### Data section
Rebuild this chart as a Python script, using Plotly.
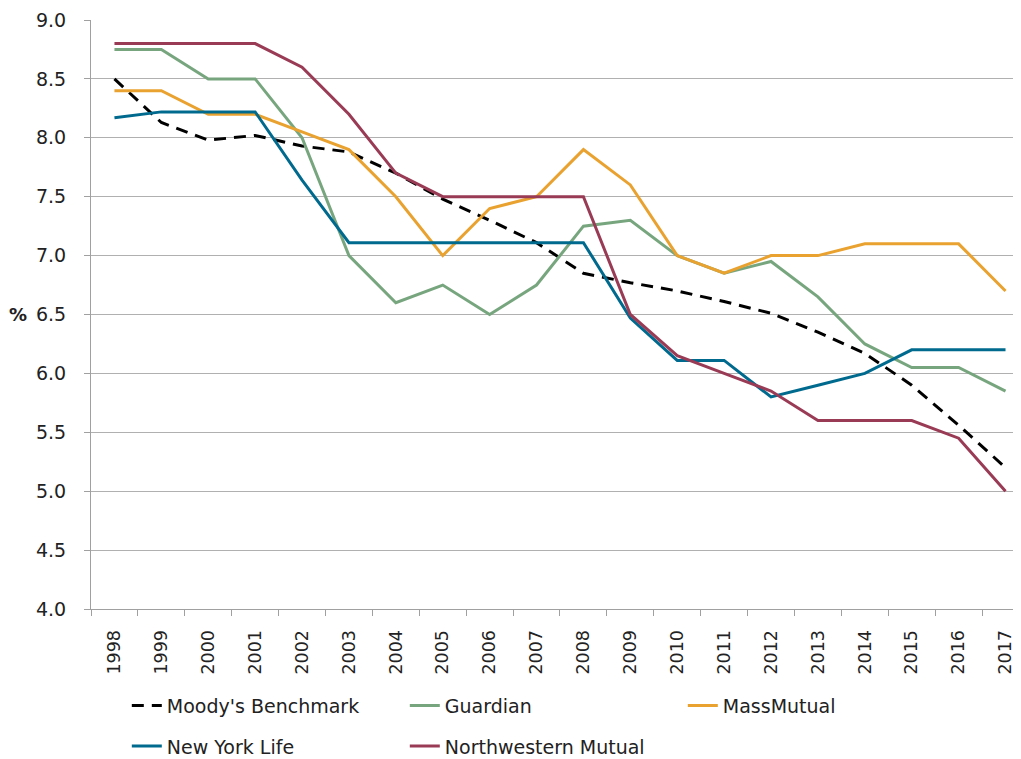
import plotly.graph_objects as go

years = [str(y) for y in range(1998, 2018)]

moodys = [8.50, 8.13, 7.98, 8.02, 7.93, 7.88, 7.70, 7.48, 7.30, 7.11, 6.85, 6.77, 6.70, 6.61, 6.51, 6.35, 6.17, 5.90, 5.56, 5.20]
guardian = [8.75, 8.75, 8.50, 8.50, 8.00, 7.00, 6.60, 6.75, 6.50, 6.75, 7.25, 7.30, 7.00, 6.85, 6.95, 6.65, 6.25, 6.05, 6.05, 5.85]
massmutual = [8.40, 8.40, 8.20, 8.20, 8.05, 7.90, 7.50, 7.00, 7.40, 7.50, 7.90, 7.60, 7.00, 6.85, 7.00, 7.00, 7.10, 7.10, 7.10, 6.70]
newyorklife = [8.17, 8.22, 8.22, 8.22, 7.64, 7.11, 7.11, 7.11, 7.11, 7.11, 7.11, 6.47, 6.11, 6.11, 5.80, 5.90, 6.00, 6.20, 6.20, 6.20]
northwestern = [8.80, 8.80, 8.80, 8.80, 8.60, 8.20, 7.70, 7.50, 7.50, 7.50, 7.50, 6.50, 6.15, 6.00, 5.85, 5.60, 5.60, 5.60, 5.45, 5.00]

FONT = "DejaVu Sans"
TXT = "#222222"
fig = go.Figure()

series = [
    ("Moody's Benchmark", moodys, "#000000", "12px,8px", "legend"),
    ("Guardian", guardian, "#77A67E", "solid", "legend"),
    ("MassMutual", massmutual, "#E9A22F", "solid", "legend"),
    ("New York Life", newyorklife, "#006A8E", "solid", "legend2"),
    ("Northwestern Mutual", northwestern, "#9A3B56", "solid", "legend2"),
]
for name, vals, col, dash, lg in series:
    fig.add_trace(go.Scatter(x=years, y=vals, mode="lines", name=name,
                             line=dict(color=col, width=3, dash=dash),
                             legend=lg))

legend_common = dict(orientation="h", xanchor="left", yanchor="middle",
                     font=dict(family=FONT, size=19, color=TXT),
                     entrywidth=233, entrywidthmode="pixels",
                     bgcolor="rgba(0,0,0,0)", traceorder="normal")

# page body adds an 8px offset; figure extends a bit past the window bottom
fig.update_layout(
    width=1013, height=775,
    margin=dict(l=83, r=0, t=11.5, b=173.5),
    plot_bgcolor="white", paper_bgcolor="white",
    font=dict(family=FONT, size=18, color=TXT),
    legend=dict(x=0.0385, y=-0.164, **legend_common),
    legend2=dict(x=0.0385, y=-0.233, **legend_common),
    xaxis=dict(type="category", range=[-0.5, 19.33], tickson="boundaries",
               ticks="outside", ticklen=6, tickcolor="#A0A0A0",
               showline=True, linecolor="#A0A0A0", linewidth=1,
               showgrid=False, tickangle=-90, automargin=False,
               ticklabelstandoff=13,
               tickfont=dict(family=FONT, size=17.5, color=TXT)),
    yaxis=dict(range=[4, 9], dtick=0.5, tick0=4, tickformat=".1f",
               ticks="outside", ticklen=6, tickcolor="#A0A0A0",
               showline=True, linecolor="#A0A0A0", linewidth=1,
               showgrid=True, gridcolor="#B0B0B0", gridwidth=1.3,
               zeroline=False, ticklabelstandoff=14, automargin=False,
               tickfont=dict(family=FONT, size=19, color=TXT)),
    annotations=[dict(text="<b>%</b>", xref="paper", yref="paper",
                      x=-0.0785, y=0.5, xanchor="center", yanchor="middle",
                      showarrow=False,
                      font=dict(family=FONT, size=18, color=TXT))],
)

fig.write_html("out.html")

### Problem to solve
Write the listing above out again exactly, dropping each image.

### Task result
Rebuild this chart as a Python script, using Plotly.
import plotly.graph_objects as go

years = [str(y) for y in range(1998, 2018)]

moodys = [8.50, 8.13, 7.98, 8.02, 7.93, 7.88, 7.70, 7.48, 7.30, 7.11, 6.85, 6.77, 6.70, 6.61, 6.51, 6.35, 6.17, 5.90, 5.56, 5.20]
guardian = [8.75, 8.75, 8.50, 8.50, 8.00, 7.00, 6.60, 6.75, 6.50, 6.75, 7.25, 7.30, 7.00, 6.85, 6.95, 6.65, 6.25, 6.05, 6.05, 5.85]
massmutual = [8.40, 8.40, 8.20, 8.20, 8.05, 7.90, 7.50, 7.00, 7.40, 7.50, 7.90, 7.60, 7.00, 6.85, 7.00, 7.00, 7.10, 7.10, 7.10, 6.70]
newyorklife = [8.17, 8.22, 8.22, 8.22, 7.64, 7.11, 7.11, 7.11, 7.11, 7.11, 7.11, 6.47, 6.11, 6.11, 5.80, 5.90, 6.00, 6.20, 6.20, 6.20]
northwestern = [8.80, 8.80, 8.80, 8.80, 8.60, 8.20, 7.70, 7.50, 7.50, 7.50, 7.50, 6.50, 6.15, 6.00, 5.85, 5.60, 5.60, 5.60, 5.45, 5.00]

FONT = "DejaVu Sans"
TXT = "#222222"
fig = go.Figure()

series = [
    ("Moody's Benchmark", moodys, "#000000", "12px,8px", "legend"),
    ("Guardian", guardian, "#77A67E", "solid", "legend"),
    ("MassMutual", massmutual, "#E9A22F", "solid", "legend"),
    ("New York Life", newyorklife, "#006A8E", "solid", "legend2"),
    ("Northwestern Mutual", northwestern, "#9A3B56", "solid", "legend2"),
]
for name, vals, col, dash, lg in series:
    fig.add_trace(go.Scatter(x=years, y=vals, mode="lines", name=name,
                             line=dict(color=col, width=3, dash=dash),
                             legend=lg))

legend_common = dict(orientation="h", xanchor="left", yanchor="middle",
                     font=dict(family=FONT, size=19, color=TXT),
                     entrywidth=233, entrywidthmode="pixels",
                     bgcolor="rgba(0,0,0,0)", traceorder="normal")

# page body adds an 8px offset; figure extends a bit past the window bottom
fig.update_layout(
    width=1013, height=775,
    margin=dict(l=83, r=0, t=11.5, b=173.5),
    plot_bgcolor="white", paper_bgcolor="white",
    font=dict(family=FONT, size=18, color=TXT),
    legend=dict(x=0.0385, y=-0.164, **legend_common),
    legend2=dict(x=0.0385, y=-0.233, **legend_common),
    xaxis=dict(type="category", range=[-0.5, 19.33], tickson="boundaries",
               ticks="outside", ticklen=6, tickcolor="#A0A0A0",
               showline=True, linecolor="#A0A0A0", linewidth=1,
               showgrid=False, tickangle=-90, automargin=False,
               ticklabelstandoff=13,
               tickfont=dict(family=FONT, size=17.5, color=TXT)),
    yaxis=dict(range=[4, 9], dtick=0.5, tick0=4, tickformat=".1f",
               ticks="outside", ticklen=6, tickcolor="#A0A0A0",
               showline=True, linecolor="#A0A0A0", linewidth=1,
               showgrid=True, gridcolor="#B0B0B0", gridwidth=1.3,
               zeroline=False, ticklabelstandoff=14, automargin=False,
               tickfont=dict(family=FONT, size=19, color=TXT)),
    annotations=[dict(text="<b>%</b>", xref="paper", yref="paper",
                      x=-0.0785, y=0.5, xanchor="center", yanchor="middle",
                      showarrow=False,
                      font=dict(family=FONT, size=18, color=TXT))],
)

fig.write_html("out.html")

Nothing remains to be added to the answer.